Fiddlehead Fern Recipes


By Robin Follette

Fiddleheads are almost a holiday in the northeast. If we could pin down the date of the first fiddlehead popping through the duff it probably would be a holiday. It’s a day we wait for, talk about, and celebrate. Text messages, Facebook statuses and phone calls go out – fiddleheads are up!

Fiddleheads are the unfurled Ostrich fern (Matteuccia struthiopteris), coiled as it breaks ground. They got their name because of their resemblance to the top of a fiddle. Look for a U-shaped stem and a light brown papery layer in the coil, good indicators you’ve found the right variety. As with all wild harvested foods, ask for help and confirm the identification of what you’ve picked before you take the first bite.


It’s important to note that other ferns are referred to as fiddleheads but not all are edible; other varieties can be poisonous. You should always cook fiddleheads before consuming.

Fiddleheads grows in damp and wet areas, mainly along rivers and streams. They’re ready to be picked about the same time the black flies start to bite and have grown too large to pick by the time mayflies hatch. When they are two to three inches tall you snap the stem off at ground level. There’s no need to be specific about where to snap, they’ll “let go” in the right place. You want at least an inch of stem with the head.

Cleaning fiddleheads is a simple task. Remove the brown papery covering, and trim off the bottom of the stem.

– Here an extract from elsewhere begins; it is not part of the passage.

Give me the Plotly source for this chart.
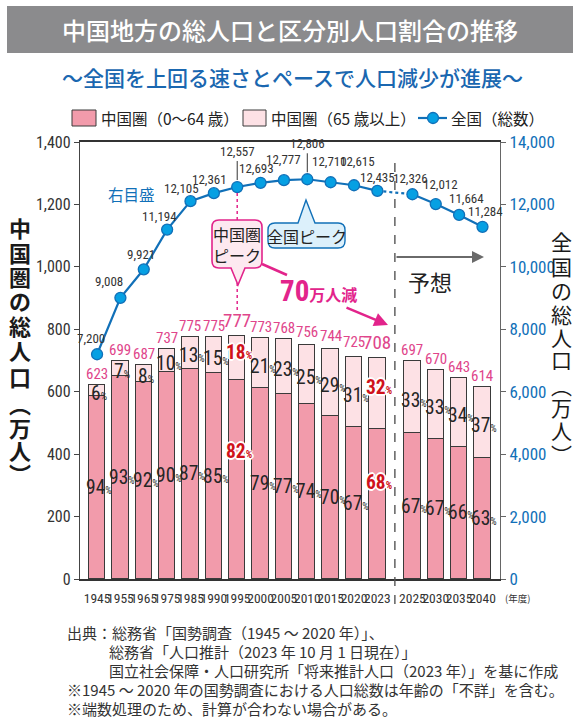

If you don’t have the time or place to pick fiddleheads you can buy them from local pickers, or canned from groceries and online stores. They run between $2 and $5 per pound for fresh greens here.

The simplest ways to prepare fiddleheads are also the traditional ways. You want to protect their mild flavor when you steam or boil them so cook only until they are soft. A steaming bowl of fiddleheads with a pat or two of good butter, a sprinkling of sea salt and a small amount of fresh ground pepper (don’t lose the mild flavor to the pepper) are a spring treat. You might skip the butter and opt for a splash of apple cider vinegar instead.

Breaking tradition around here might get you a few funny looks but it’s worth it when you sit down to enjoy these recipes.

Bacon Fried Fiddleheads

  • 1 pound of cleaned fiddleheads
  • 6 slices of slab bacon, cured but unflavored
  • Feta or other mild cheese, crumbled or shredded

Cook the bacon until crisp. Set aside to cool. Pan fry the fiddleheads in enough bacon fat to cover the bottom of the pan, until they are soft. While the fiddleheads cook, crumble five slices of bacon and eat the sixth slice because realistically, who can resist bacon.


Remove the fiddleheads from the pan when they are soft. They shouldn’t be greasy but if so, drain on a paper towel. Top with cheese while the fiddleheads are still hot enough to warm and soften the cheese, and then sprinkle with the crumbled bacon. You probably don’t need to salt the fiddleheads because of the salt in the bacon but you might want a little pepper.

Pickled Fiddleheads

  • 6 pounds of fiddleheads, cleaned
  • 6 cups apple cider vinegar
  • 3 cups water
  • 6 Tablespoons salt
  • 1 Tablespoon pepper corns
  • 3 Tablespoons pickling spices
  • 1 Tablespoon dill seed
  • 6 cloves of garlic, sliced

Blanch the fiddleheads in boiling water for one minute. Do this by bringing a gallon of water to a full rolling boil, then drop a quart of fiddleheads into the water. Sixty seconds starts when the water returns to a full rolling boil. Immediately remove the fiddleheads from the hot water and cool them in ice water to stop further cooking. Drain well so you won’t water down the brine.

In a non-reactive pan, combine all ingredients but the fiddleheads. Allow to simmer for 10 minutes then bring to a boil. While this is simmering, pack the fiddleheads loosely into sterilized pint or quart canning jars. Pour the boiling brine over the fiddleheads and divide the solid ingredients between the jars. Place sterilized canning lids and rings onto the jars and screw them on “finger tight.” They ring should be snug but loose enough to allow air to escape and the lids to seal as the jars cool.


You can spice this recipe up by adding a little crushed red pepper to the mix. My brother Rick likes hot and spicy pickled fiddleheads so I add the crushed red pepper to the jars I’ll be sending to him rather than heating up the entire batch of brine.

Once you’ve had your fill of fresh fiddleheads you can blanch them for two minutes following the same steps above (note time difference due to not pickling), drain them well, and freeze them for later.